#### Do this:
Take the lines from the head of the listing through the one bearing "const RED = '#ff0000';" and copy them exactly, leaving every picture out.

_ _ _ _ _

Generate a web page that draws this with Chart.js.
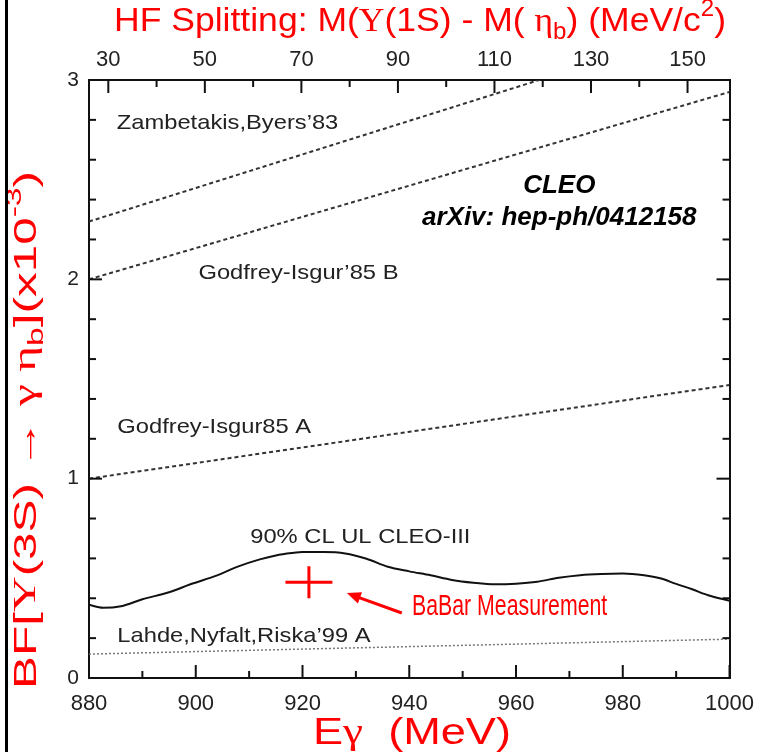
<!DOCTYPE html>
<html>
<head>
<meta charset="utf-8">
<title>Upsilon(3S) to gamma eta_b branching fraction</title>
<script src="https://cdn.jsdelivr.net/npm/chart.js@4.4.1/dist/chart.umd.min.js"></script>
<style>
  html, body { margin: 0; padding: 0; background: #fff; }
  #wrap { position: relative; width: 767px; height: 752px; }
  #edge { position: absolute; left: 5px; top: 0; width: 3px; height: 752px; background: #000; }
</style>
</head>
<body>
<div id="wrap">
  <canvas id="bfChart" width="767" height="752"></canvas>
  <div id="edge"></div>
</div>
<script>
// tick values
const eTicks = [880, 890, 900, 910, 920, 930, 940, 950, 960, 970, 980, 990, 1000];
const hfTicks = [30, 40, 50, 60, 70, 80, 90, 100, 110, 120, 130, 140, 150];
const bfTicks = [0, 0.2, 0.4, 0.6, 0.8, 1, 1.2, 1.4, 1.6, 1.8, 2, 2.2, 2.4, 2.6, 2.8, 3];

// 90% CL upper limit, CLEO-III
const ulEnergy = [880, 882.6, 886, 890, 895, 899, 904, 908, 912, 915, 918, 920, 924, 928, 932, 936,
                  940, 944, 948, 952, 956, 960, 964, 968, 972, 976, 980, 984, 987, 990, 993, 996, 1000];
const ulBF = [0.367, 0.352, 0.36, 0.395, 0.43, 0.47, 0.515, 0.56, 0.595, 0.615, 0.627, 0.632, 0.632, 0.625, 0.598, 0.558,
              0.535, 0.515, 0.492, 0.478, 0.47, 0.473, 0.483, 0.503, 0.516, 0.522, 0.524, 0.515, 0.5, 0.472, 0.445, 0.415, 0.387];

// model predictions (straight lines over the plotted range)
const lineEnergy = [880, 1000];
const zambetakisBF = [2.29, 3.30];
const godfreyBBF = [2.0, 2.94];
const godfreyABF = [1.0, 1.47];
const lahdeBF = [0.12, 0.195];

// BaBar point
const babarEnergy = 921.2;
const babarBF = 0.48;
const babarErrE = 4.4;
const babarErrBF = 0.08;

const pts = (xs, ys) => xs.map((x, i) => ({ x: x, y: ys[i] }));

const SANS = '"Liberation Sans", Arial, Helvetica, sans-serif';
const SERIF = '"Liberation Serif", "Times New Roman", serif';
const INK = '#222';
const RED = '#ff0000';

// labels placed in data coordinates
const notes = [
  { text: 'Zambetakis,Byers\u201983', x: 885.2, y: 2.785 },
  { text: 'Godfrey-Isgur\u201985 B', x: 900.5, y: 2.03 },
  { text: 'Godfrey-Isgur85 A', x: 885.3, y: 1.26 },
  { text: '90% CL UL CLEO-III', x: 910.2, y: 0.707 },
  { text: 'Lahde,Nyfalt,Riska\u201999 A', x: 885.3, y: 0.21 }
];

// text made of runs (serif greek letters, sub/superscripts), centred on cx,cy,
// squeezed or stretched horizontally to span `span` pixels
function drawRuns(ctx, runs, cx, cy, size, color, span) {
  const parts = runs.map(r => {
    const s = (r.sub || r.sup) ? size * 0.68 : size;
    const font = (r.italic ? 'italic ' : '') + s + 'px ' + (r.serif ? SERIF : SANS);
    ctx.font = font;
    return { t: r.t, font: font, w: ctx.measureText(r.t).width,
             dy: r.sub ? size * 0.32 : (r.sup ? -size * 0.36 : 0) };
  });
  const total = parts.reduce((s, p) => s + p.w, 0);
  const k = span ? span / total : 1;
  ctx.save();
  ctx.translate(cx, cy);
  ctx.scale(k, 1);
  let x = -total / 2;
  ctx.fillStyle = color;
  ctx.textAlign = 'left';
  ctx.textBaseline = 'middle';
  parts.forEach(p => {
    ctx.font = p.font;
    ctx.fillText(p.t, x, p.dy);
    x += p.w;
  });
  ctx.restore();
}

// inward tick marks on all four sides
const tickMarks = {
  id: 'tickMarks',
  afterDatasetsDraw(chart) {
    const { ctx, chartArea: a, scales } = chart;
    ctx.save();
    ctx.strokeStyle = '#111';
    ctx.lineWidth = 2;
    const mark = (scale, isMajor, side) => {
      scale.ticks.forEach(t => {
        const p = scale.getPixelForValue(t.value);
        const len = isMajor(t.value) ? 13 : 7;
        ctx.beginPath();
        if (side === 'bottom') { ctx.moveTo(p, a.bottom); ctx.lineTo(p, a.bottom - len); }
        if (side === 'top') { ctx.moveTo(p, a.top); ctx.lineTo(p, a.top + len); }
        if (side === 'left') { ctx.moveTo(a.left, p); ctx.lineTo(a.left + len, p); }
        if (side === 'right') { ctx.moveTo(a.right, p); ctx.lineTo(a.right - len, p); }
        ctx.stroke();
      });
    };
    mark(scales.x, v => v % 20 === 0, 'bottom');
    mark(scales.x2, v => (v - 30) % 20 === 0, 'top');
    mark(scales.y, v => Number.isInteger(v), 'left');
    mark(scales.y2, v => Number.isInteger(v), 'right');
    ctx.restore();
  }
};

// titles and text annotations
const annotations = {
  id: 'annotations',
  afterDraw(chart) {
    const { ctx, scales } = chart;
    const X = scales.x, Y = scales.y;
    ctx.save();

    drawRuns(ctx, [
      { t: 'HF Splitting: M(' }, { t: '\u03A5', serif: true }, { t: '(1S) - M( ' },
      { t: '\u03B7', serif: true }, { t: 'b', sub: true }, { t: ') (MeV/c' },
      { t: '2', sup: true }, { t: ')' }
    ], 420, 22, 34, RED, 612);

    drawRuns(ctx, [
      { t: 'E' }, { t: '\u03B3', serif: true }, { t: '  (MeV)' }
    ], 412, 734, 36, RED, 198);

    ctx.save();
    ctx.translate(27, 430);
    ctx.rotate(-Math.PI / 2);
    drawRuns(ctx, [
      { t: 'BF[' }, { t: '\u03A5', serif: true }, { t: '(3S) \u2192 ' },
      { t: '\u03B3 \u03B7', serif: true }, { t: 'b', sub: true }, { t: '](x10' },
      { t: '-3', sup: true }, { t: ')' }
    ], 0, 0, 32, RED, 518);
    ctx.restore();

    // model labels, slightly wide lettering
    ctx.fillStyle = INK;
    ctx.textBaseline = 'middle';
    ctx.textAlign = 'left';
    ctx.font = '21px ' + SANS;
    notes.forEach(n => {
      ctx.save();
      ctx.translate(X.getPixelForValue(n.x), Y.getPixelForValue(n.y));
      ctx.scale(1.13, 1);
      ctx.fillText(n.text, 0, 0);
      ctx.restore();
    });

    ctx.fillStyle = '#000';
    ctx.textAlign = 'center';
    ctx.font = 'italic bold 26px ' + SANS;
    ctx.fillText('CLEO', X.getPixelForValue(968.1), Y.getPixelForValue(2.47));
    ctx.fillText('arXiv: hep-ph/0412158', X.getPixelForValue(968.1), Y.getPixelForValue(2.31));

    // arrow to the BaBar point
    const tx = X.getPixelForValue(928.3), ty = Y.getPixelForValue(0.426);
    const sx = X.getPixelForValue(938.6), sy = Y.getPixelForValue(0.326);
    const ang = Math.atan2(ty - sy, tx - sx);
    ctx.strokeStyle = RED;
    ctx.fillStyle = RED;
    ctx.lineWidth = 3;
    ctx.beginPath();
    ctx.moveTo(sx, sy);
    ctx.lineTo(tx - 8 * Math.cos(ang), ty - 8 * Math.sin(ang));
    ctx.stroke();
    ctx.beginPath();
    ctx.moveTo(tx, ty);
    ctx.lineTo(tx - 14 * Math.cos(ang) + 6 * Math.sin(ang), ty - 14 * Math.sin(ang) - 6 * Math.cos(ang));
    ctx.lineTo(tx - 14 * Math.cos(ang) - 6 * Math.sin(ang), ty - 14 * Math.sin(ang) + 6 * Math.cos(ang));
    ctx.closePath();
    ctx.fill();

    ctx.save();
    ctx.translate(X.getPixelForValue(940.5), Y.getPixelForValue(0.356));
    ctx.scale(0.71, 1);
    ctx.textAlign = 'left';
    ctx.font = '30px ' + SANS;
    ctx.fillText('BaBar Measurement', 0, 0);
    ctx.restore();

    ctx.restore();
  }
};

const dashed = { borderColor: '#333', borderWidth: 2, borderDash: [4, 3], pointRadius: 0, fill: false };

new Chart(document.getElementById('bfChart'), {
  type: 'line',
  data: {
    datasets: [
      Object.assign({ label: 'Zambetakis,Byers 83', data: pts(lineEnergy, zambetakisBF) }, dashed),
      Object.assign({ label: 'Godfrey-Isgur 85 B', data: pts(lineEnergy, godfreyBBF) }, dashed),
      Object.assign({ label: 'Godfrey-Isgur 85 A', data: pts(lineEnergy, godfreyABF) }, dashed),
      { label: 'Lahde,Nyfalt,Riska 99 A', data: pts(lineEnergy, lahdeBF),
        borderColor: '#777', borderWidth: 1.5, borderDash: [2, 2], pointRadius: 0 },
      { label: '90% CL UL CLEO-III', data: pts(ulEnergy, ulBF),
        borderColor: '#111', borderWidth: 2, cubicInterpolationMode: 'monotone', pointRadius: 0 },
      { label: 'BaBar (energy)', data: [{ x: babarEnergy - babarErrE, y: babarBF }, { x: babarEnergy + babarErrE, y: babarBF }],
        borderColor: RED, borderWidth: 3, pointRadius: 0 },
      { label: 'BaBar (BF)', data: [{ x: babarEnergy, y: babarBF - babarErrBF }, { x: babarEnergy, y: babarBF + babarErrBF }],
        borderColor: RED, borderWidth: 3, pointRadius: 0 }
    ]
  },
  options: {
    responsive: false,
    animation: false,
    events: [],
    layout: { padding: 0 },
    plugins: { legend: { display: false }, tooltip: { enabled: false }, title: { display: false } },
    scales: {
      x: {
        type: 'linear', position: 'bottom', min: 880, max: 1000,
        afterBuildTicks: s => { s.ticks = eTicks.map(v => ({ value: v })); },
        afterFit: s => { s.height = 74; },
        grid: { display: false, drawTicks: false },
        border: { display: true, color: '#111', width: 2 },
        ticks: { padding: 13, color: INK, font: { family: SANS, size: 22 },
                 maxRotation: 0, autoSkip: false,
                 callback: v => (v % 20 === 0 ? String(v) : '') }
      },
      x2: {
        type: 'linear', position: 'top', min: 26.0, max: 158.7,
        afterBuildTicks: s => { s.ticks = hfTicks.map(v => ({ value: v })); },
        afterFit: s => { s.height = 80; },
        grid: { display: false, drawTicks: false },
        border: { display: true, color: '#111', width: 2 },
        ticks: { padding: 7, color: INK, font: { family: SANS, size: 22 },
                 maxRotation: 0, autoSkip: false,
                 callback: v => ((v - 30) % 20 === 0 ? String(v) : '') }
      },
      y: {
        type: 'linear', position: 'left', min: 0, max: 3,
        afterBuildTicks: s => { s.ticks = bfTicks.map(v => ({ value: v })); },
        afterFit: s => { s.width = 89; },
        grid: { display: false, drawTicks: false },
        border: { display: true, color: '#111', width: 2 },
        ticks: { padding: 10, color: INK, font: { family: SANS, size: 21 }, autoSkip: false,
                 callback: v => (Number.isInteger(v) ? String(v) : '') }
      },
      y2: {
        type: 'linear', position: 'right', min: 0, max: 3,
        afterBuildTicks: s => { s.ticks = bfTicks.map(v => ({ value: v })); },
        afterFit: s => { s.width = 27; },
        grid: { display: false, drawTicks: false },
        border: { display: true, color: '#111', width: 2 },
        ticks: { display: false }
      }
    }
  },
  plugins: [tickMarks, annotations]
});
</script>
</body>
</html>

_ _ _ _ _

#### Result:
Generate a web page that draws this with Chart.js.
<!DOCTYPE html>
<html>
<head>
<meta charset="utf-8">
<title>Upsilon(3S) to gamma eta_b branching fraction</title>
<script src="https://cdn.jsdelivr.net/npm/chart.js@4.4.1/dist/chart.umd.min.js"></script>
<style>
  html, body { margin: 0; padding: 0; background: #fff; }
  #wrap { position: relative; width: 767px; height: 752px; }
  #edge { position: absolute; left: 5px; top: 0; width: 3px; height: 752px; background: #000; }
</style>
</head>
<body>
<div id="wrap">
  <canvas id="bfChart" width="767" height="752"></canvas>
  <div id="edge"></div>
</div>
<script>
// tick values
const eTicks = [880, 890, 900, 910, 920, 930, 940, 950, 960, 970, 980, 990, 1000];
const hfTicks = [30, 40, 50, 60, 70, 80, 90, 100, 110, 120, 130, 140, 150];
const bfTicks = [0, 0.2, 0.4, 0.6, 0.8, 1, 1.2, 1.4, 1.6, 1.8, 2, 2.2, 2.4, 2.6, 2.8, 3];

// 90% CL upper limit, CLEO-III
const ulEnergy = [880, 882.6, 886, 890, 895, 899, 904, 908, 912, 915, 918, 920, 924, 928, 932, 936,
                  940, 944, 948, 952, 956, 960, 964, 968, 972, 976, 980, 984, 987, 990, 993, 996, 1000];
const ulBF = [0.367, 0.352, 0.36, 0.395, 0.43, 0.47, 0.515, 0.56, 0.595, 0.615, 0.627, 0.632, 0.632, 0.625, 0.598, 0.558,
              0.535, 0.515, 0.492, 0.478, 0.47, 0.473, 0.483, 0.503, 0.516, 0.522, 0.524, 0.515, 0.5, 0.472, 0.445, 0.415, 0.387];

// model predictions (straight lines over the plotted range)
const lineEnergy = [880, 1000];
const zambetakisBF = [2.29, 3.30];
const godfreyBBF = [2.0, 2.94];
const godfreyABF = [1.0, 1.47];
const lahdeBF = [0.12, 0.195];

// BaBar point
const babarEnergy = 921.2;
const babarBF = 0.48;
const babarErrE = 4.4;
const babarErrBF = 0.08;

const pts = (xs, ys) => xs.map((x, i) => ({ x: x, y: ys[i] }));

const SANS = '"Liberation Sans", Arial, Helvetica, sans-serif';
const SERIF = '"Liberation Serif", "Times New Roman", serif';
const INK = '#222';
const RED = '#ff0000';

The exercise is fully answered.